* **EXERCISE GOAL**: Search the records for the word "this" and pick out every line that has it.
----------------------------------------
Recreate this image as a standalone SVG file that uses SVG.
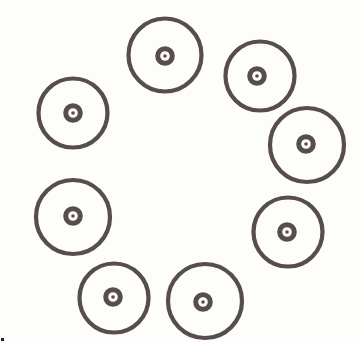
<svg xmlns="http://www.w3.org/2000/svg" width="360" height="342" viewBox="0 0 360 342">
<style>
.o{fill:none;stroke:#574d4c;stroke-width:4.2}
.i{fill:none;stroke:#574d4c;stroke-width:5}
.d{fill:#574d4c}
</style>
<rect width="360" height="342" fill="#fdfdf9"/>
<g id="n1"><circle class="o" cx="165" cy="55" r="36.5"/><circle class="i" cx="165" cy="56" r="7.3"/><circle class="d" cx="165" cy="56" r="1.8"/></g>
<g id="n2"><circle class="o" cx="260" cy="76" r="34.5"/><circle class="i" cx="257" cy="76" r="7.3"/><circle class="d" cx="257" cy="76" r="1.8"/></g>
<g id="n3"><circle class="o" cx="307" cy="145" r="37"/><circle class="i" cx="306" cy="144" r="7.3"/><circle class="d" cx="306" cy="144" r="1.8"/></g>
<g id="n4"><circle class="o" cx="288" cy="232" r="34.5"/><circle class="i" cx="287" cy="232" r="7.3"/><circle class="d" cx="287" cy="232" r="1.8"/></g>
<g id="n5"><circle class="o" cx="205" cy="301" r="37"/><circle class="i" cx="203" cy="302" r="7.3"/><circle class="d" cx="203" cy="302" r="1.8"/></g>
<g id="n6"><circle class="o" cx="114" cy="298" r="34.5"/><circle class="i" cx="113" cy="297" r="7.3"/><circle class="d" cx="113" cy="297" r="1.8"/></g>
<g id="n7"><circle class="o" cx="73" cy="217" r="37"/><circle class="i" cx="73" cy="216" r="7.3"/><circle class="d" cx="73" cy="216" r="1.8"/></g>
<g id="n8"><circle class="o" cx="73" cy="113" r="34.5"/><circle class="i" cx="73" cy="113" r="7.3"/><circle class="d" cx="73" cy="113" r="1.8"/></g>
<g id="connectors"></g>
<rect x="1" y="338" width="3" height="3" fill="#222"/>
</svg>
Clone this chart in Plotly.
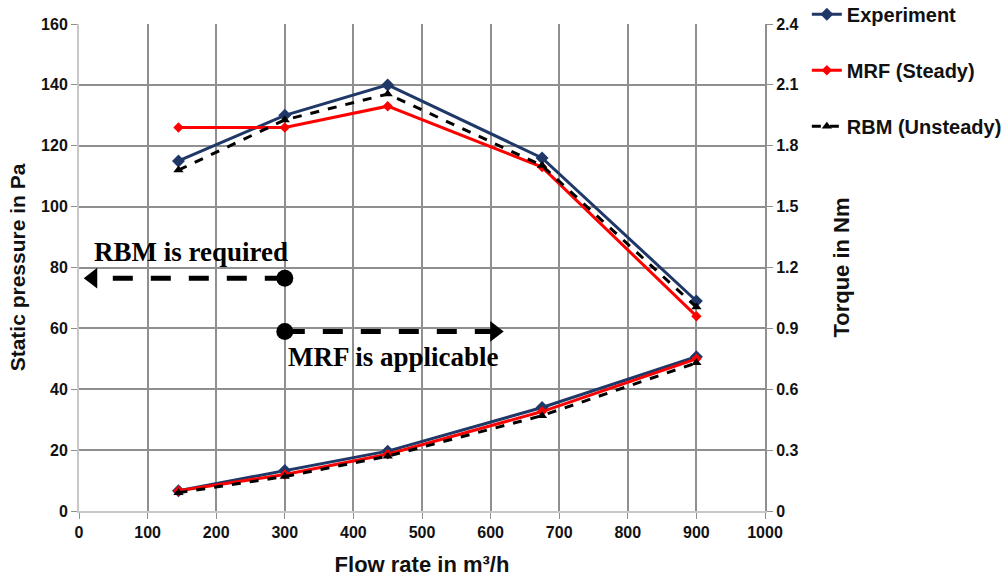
----------------------------------------
* **RESULT BELOW**:
Recreate this image as a standalone SVG file that uses SVG.
Clone this chart in Plotly.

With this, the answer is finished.